I'm going to keep you alive. I'm going to stop the bleeding. I'm going to dress your wounds. I'm going to dull your pain. I'm going to get you home or I'm going to die trying.

When I hear the call, before God, before Mom, they call for me.

Because I will come every time.

I am an Army Medic."





Sunday, March 10, 2013

8 days!

Oh my! tomorrow we are exactly one week away from the big day. I can't believe it's almost here. its exciting, thrilling, nerve wracking all at once. It feels like just yesterday it was 90 something days until i left. And now we are just a week away. I can't believe how fast time has flown by. 

I seriously feel so lucky. i have the most supportive, friends and family someone could ask for. And the best. 

I'm running out of things to say these days. I don't know what to say much anymore without rambling like an idiot. 

I'm going to miss you all like crazy. 

Well i no longer have to work, that's a good thing. And i am so glad to be done. So glad. I ran out of that place like a high schooler on graduation day. 

Thats it for now. 
Allegra

"The more things change, the more they stay the same. i’m not sure who the person was to say that, probably shakespeare or maybe sting. But at the moment its the sentence that best explains my tragic flaw. my inability to change. i dont think i’m alone in this. The more i get to know other people, the more i realize it’s everybody’s flaw. Staying exactly the same. For as long as possible. Standing perfectly still, it feels better somehow. And if you are suffering at least the pain is familiar. Because if you took that leap of faith, went outside the box, did something unexpected, who knows what other pain might be out there. Chances are it could be even worst. So you maintain the status quo. Choose the road already traveled and it doesn’t seem that bad. Not as far as flaws go. You’re not a drug addict, you’re not killing anyone except maybe yourself a little. When we finally do change, i don’t think it happens like an earthquake or an explosion where all of a sudden we’re this different person. I think it’s smaller than that. The type of thing people wouldn’t even notice unless they looked really close which thank god they never do. But you notice it. Inside you that change feels like a world of difference. And you hope that it is. That this is the person you get to be forever. That you’ll never have to change again."


Sunday, March 3, 2013

15 Days.

15 days! 2 weeks and 1 day. Holy camoly! 

I am so excited, for what is to come. I mean yes, i will miss everyone in AZ like crazy. Along with my friends in family in other parts of the country. 
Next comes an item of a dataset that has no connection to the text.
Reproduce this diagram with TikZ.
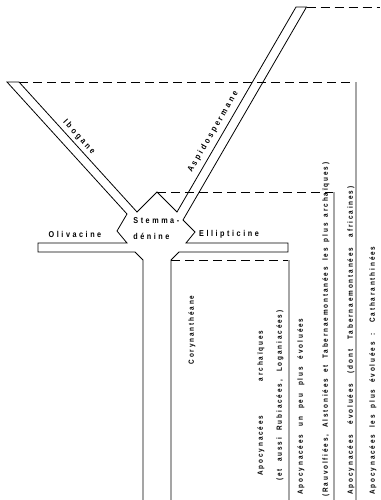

This is so wild. I can't believe March 18th is almost here. Only 2 odd weeks left as a civillian. In 15 days my transformation from Civillian to Soldier will begin. I know that this phase of my life will transform me in ways that i can't even imagine. I know that i will create all sorts of new friendships, i know that this will change my life. I've already created some friendships with some future soldiers. When i enlisted my recruiter set me up with a user ID for this Future Soldier website. So i've met people that i will be going to Basic Training with. And a lot of them i'll be going to my Advanced Training with as well. So, it makes it easier knowing that i will know some people going in. Ain't technology grand?

I really don't think that i will realize that i am actually leaving until i am in Oklahoma or even after Reception week is over. 

You should check this video out. Reagan shows us some inspiration. 

http://www.youtube.com/watch?v=EuQ-3wxPCtM&list=PLuCr7fqyOHBt948tq7jN1fyU1EorBJizJ&index=7

Enjoy. 
Allegra

"But even in dying, our life story doesn't just end. Each of us leaves behind a legacy of memories in the minds of those who survive us. As we live each day, we are building this legacy, through our words, our actions, and the choices we make. Each of us began life completely dependent on others for our survival. Over the course of our lifespan, others come to depend on us. It is those people whose lives we have touched in some way, whether for good or for ill, who will remember us. In this sense, the final chapter of our lives will be written not by us, but by those whose life stories have intersected with our own."